- [Data block]
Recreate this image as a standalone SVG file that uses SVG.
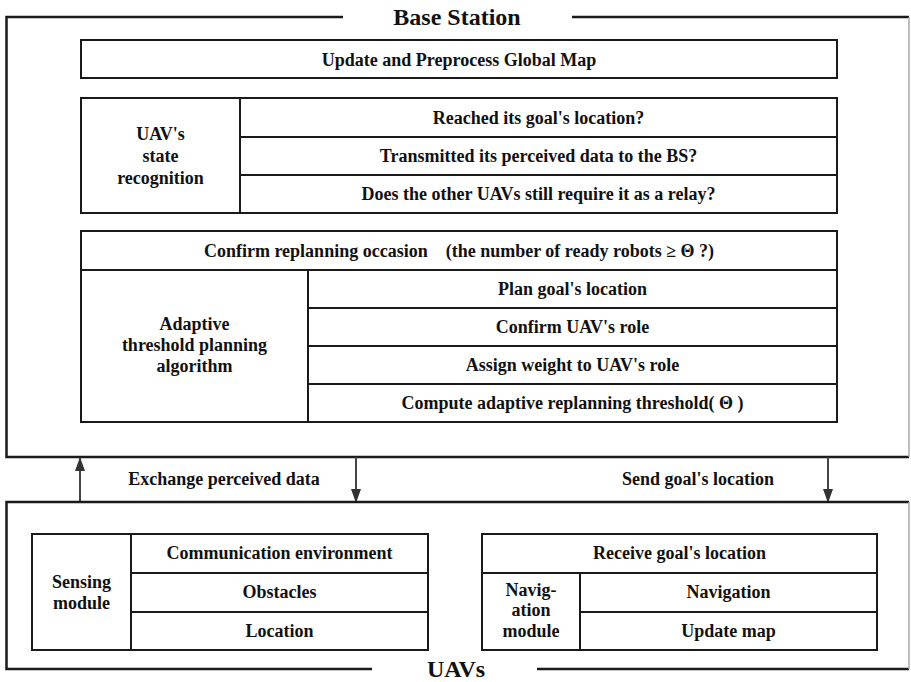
<svg xmlns="http://www.w3.org/2000/svg" width="911" height="682" viewBox="0 0 911 682">
<style>
text{font-family:"Liberation Serif","Times New Roman",serif;font-weight:bold;font-size:18px;fill:#111;text-anchor:middle}
.big{font-size:24px}
.box{fill:none;stroke:#1a1a1a;stroke-width:2}
.ln{stroke:#1a1a1a;stroke-width:2;fill:none}
.outer{stroke:#1a1a1a;stroke-width:2.5;fill:none}
.gray{stroke:#aaa;stroke-width:1.5;fill:none}
.arr{stroke:#444;stroke-width:2;fill:none;marker-end:url(#ah)}
</style>
<defs>
<marker id="ah" markerWidth="14" markerHeight="10" refX="13" refY="5" orient="auto" markerUnits="userSpaceOnUse" viewBox="0 0 14 10">
<path d="M0,0 L14,5 L0,10 z" fill="#333"/>
</marker>
</defs>
<rect width="911" height="682" fill="#fff"/>

<g id="base-station">
<polyline class="outer" points="343,17 6.5,17 6.5,457 909,457"/>
<line class="outer" x1="572" y1="17" x2="909" y2="17"/>
<line class="gray" x1="909" y1="17" x2="909" y2="457"/>
<text class="big" x="457" y="25">Base Station</text>
</g>

<g id="global-map">
<rect class="box" x="81" y="40" width="756" height="38"/>
<text x="459" y="66">Update and Preprocess Global Map</text>
</g>

<g id="state-recognition">
<rect class="box" x="81" y="98" width="756" height="115"/>
<line class="ln" x1="240" y1="98" x2="240" y2="213"/>
<line class="ln" x1="240" y1="137" x2="837" y2="137"/>
<line class="ln" x1="240" y1="175" x2="837" y2="175"/>
<text x="160.5" y="140">UAV's</text>
<text x="160.5" y="162">state</text>
<text x="160.5" y="184">recognition</text>
<text x="538.5" y="124">Reached its goal's location?</text>
<text x="538.5" y="162">Transmitted its perceived data to the BS?</text>
<text x="538.5" y="200">Does the other UAVs still require it as a relay?</text>
</g>

<g id="planning">
<rect class="box" x="81" y="231" width="756" height="191"/>
<line class="ln" x1="81" y1="270" x2="837" y2="270"/>
<line class="ln" x1="308" y1="270" x2="308" y2="422"/>
<line class="ln" x1="308" y1="308" x2="837" y2="308"/>
<line class="ln" x1="308" y1="346" x2="837" y2="346"/>
<line class="ln" x1="308" y1="384" x2="837" y2="384"/>
<text x="459" y="257" xml:space="preserve">Confirm replanning occasion    (the number of ready robots ≥ Θ ?)</text>
<text x="194.5" y="330">Adaptive</text>
<text x="194.5" y="351">threshold planning</text>
<text x="194.5" y="372">algorithm</text>
<text x="572.5" y="295">Plan goal's location</text>
<text x="572.5" y="333">Confirm UAV's role</text>
<text x="572.5" y="371">Assign weight to UAV's role</text>
<text x="572.5" y="409">Compute adaptive replanning threshold( Θ )</text>
</g>

<g id="connectors">
<line class="arr" x1="80" y1="502" x2="80" y2="458"/>
<line class="arr" x1="356" y1="457" x2="356" y2="502"/>
<line class="arr" x1="828" y1="457" x2="828" y2="502"/>
<text x="224" y="485">Exchange perceived data</text>
<text x="698" y="485">Send goal's location</text>
</g>

<g id="uavs">
<polyline class="outer" points="909,502 6.5,502 6.5,669 372,669"/>
<line class="outer" x1="537" y1="669" x2="909" y2="669"/>
<line class="gray" x1="909" y1="502" x2="909" y2="669"/>
<text class="big" x="456" y="677">UAVs</text>
</g>

<g id="sensing-module">
<rect class="box" x="32" y="534" width="396" height="116"/>
<line class="ln" x1="131" y1="534" x2="131" y2="650"/>
<line class="ln" x1="131" y1="573" x2="428" y2="573"/>
<line class="ln" x1="131" y1="612" x2="428" y2="612"/>
<text x="81.5" y="588">Sensing</text>
<text x="81.5" y="609">module</text>
<text x="279.5" y="559">Communication environment</text>
<text x="279.5" y="598">Obstacles</text>
<text x="279.5" y="637">Location</text>
</g>

<g id="navigation-module">
<rect class="box" x="482" y="534" width="395" height="116"/>
<line class="ln" x1="482" y1="573" x2="877" y2="573"/>
<line class="ln" x1="580" y1="573" x2="580" y2="650"/>
<line class="ln" x1="580" y1="612" x2="877" y2="612"/>
<text x="679.5" y="559">Receive goal's location</text>
<text x="531" y="596">Navig-</text>
<text x="531" y="616">ation</text>
<text x="531" y="637">module</text>
<text x="728.5" y="598">Navigation</text>
<text x="728.5" y="637">Update map</text>
</g>
</svg>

- [Directive]
Return each line of the data, keeping its wording exact and omitting pictures.

- [Answer]
Recreate this image as a standalone SVG file that uses SVG.
<svg xmlns="http://www.w3.org/2000/svg" width="911" height="682" viewBox="0 0 911 682">
<style>
text{font-family:"Liberation Serif","Times New Roman",serif;font-weight:bold;font-size:18px;fill:#111;text-anchor:middle}
.big{font-size:24px}
.box{fill:none;stroke:#1a1a1a;stroke-width:2}
.ln{stroke:#1a1a1a;stroke-width:2;fill:none}
.outer{stroke:#1a1a1a;stroke-width:2.5;fill:none}
.gray{stroke:#aaa;stroke-width:1.5;fill:none}
.arr{stroke:#444;stroke-width:2;fill:none;marker-end:url(#ah)}
</style>
<defs>
<marker id="ah" markerWidth="14" markerHeight="10" refX="13" refY="5" orient="auto" markerUnits="userSpaceOnUse" viewBox="0 0 14 10">
<path d="M0,0 L14,5 L0,10 z" fill="#333"/>
</marker>
</defs>
<rect width="911" height="682" fill="#fff"/>

<g id="base-station">
<polyline class="outer" points="343,17 6.5,17 6.5,457 909,457"/>
<line class="outer" x1="572" y1="17" x2="909" y2="17"/>
<line class="gray" x1="909" y1="17" x2="909" y2="457"/>
<text class="big" x="457" y="25">Base Station</text>
</g>

<g id="global-map">
<rect class="box" x="81" y="40" width="756" height="38"/>
<text x="459" y="66">Update and Preprocess Global Map</text>
</g>

<g id="state-recognition">
<rect class="box" x="81" y="98" width="756" height="115"/>
<line class="ln" x1="240" y1="98" x2="240" y2="213"/>
<line class="ln" x1="240" y1="137" x2="837" y2="137"/>
<line class="ln" x1="240" y1="175" x2="837" y2="175"/>
<text x="160.5" y="140">UAV's</text>
<text x="160.5" y="162">state</text>
<text x="160.5" y="184">recognition</text>
<text x="538.5" y="124">Reached its goal's location?</text>
<text x="538.5" y="162">Transmitted its perceived data to the BS?</text>
<text x="538.5" y="200">Does the other UAVs still require it as a relay?</text>
</g>

<g id="planning">
<rect class="box" x="81" y="231" width="756" height="191"/>
<line class="ln" x1="81" y1="270" x2="837" y2="270"/>
<line class="ln" x1="308" y1="270" x2="308" y2="422"/>
<line class="ln" x1="308" y1="308" x2="837" y2="308"/>
<line class="ln" x1="308" y1="346" x2="837" y2="346"/>
<line class="ln" x1="308" y1="384" x2="837" y2="384"/>
<text x="459" y="257" xml:space="preserve">Confirm replanning occasion    (the number of ready robots ≥ Θ ?)</text>
<text x="194.5" y="330">Adaptive</text>
<text x="194.5" y="351">threshold planning</text>
<text x="194.5" y="372">algorithm</text>
<text x="572.5" y="295">Plan goal's location</text>
<text x="572.5" y="333">Confirm UAV's role</text>
<text x="572.5" y="371">Assign weight to UAV's role</text>
<text x="572.5" y="409">Compute adaptive replanning threshold( Θ )</text>
</g>

<g id="connectors">
<line class="arr" x1="80" y1="502" x2="80" y2="458"/>
<line class="arr" x1="356" y1="457" x2="356" y2="502"/>
<line class="arr" x1="828" y1="457" x2="828" y2="502"/>
<text x="224" y="485">Exchange perceived data</text>
<text x="698" y="485">Send goal's location</text>
</g>

<g id="uavs">
<polyline class="outer" points="909,502 6.5,502 6.5,669 372,669"/>
<line class="outer" x1="537" y1="669" x2="909" y2="669"/>
<line class="gray" x1="909" y1="502" x2="909" y2="669"/>
<text class="big" x="456" y="677">UAVs</text>
</g>

<g id="sensing-module">
<rect class="box" x="32" y="534" width="396" height="116"/>
<line class="ln" x1="131" y1="534" x2="131" y2="650"/>
<line class="ln" x1="131" y1="573" x2="428" y2="573"/>
<line class="ln" x1="131" y1="612" x2="428" y2="612"/>
<text x="81.5" y="588">Sensing</text>
<text x="81.5" y="609">module</text>
<text x="279.5" y="559">Communication environment</text>
<text x="279.5" y="598">Obstacles</text>
<text x="279.5" y="637">Location</text>
</g>

<g id="navigation-module">
<rect class="box" x="482" y="534" width="395" height="116"/>
<line class="ln" x1="482" y1="573" x2="877" y2="573"/>
<line class="ln" x1="580" y1="573" x2="580" y2="650"/>
<line class="ln" x1="580" y1="612" x2="877" y2="612"/>
<text x="679.5" y="559">Receive goal's location</text>
<text x="531" y="596">Navig-</text>
<text x="531" y="616">ation</text>
<text x="531" y="637">module</text>
<text x="728.5" y="598">Navigation</text>
<text x="728.5" y="637">Update map</text>
</g>
</svg>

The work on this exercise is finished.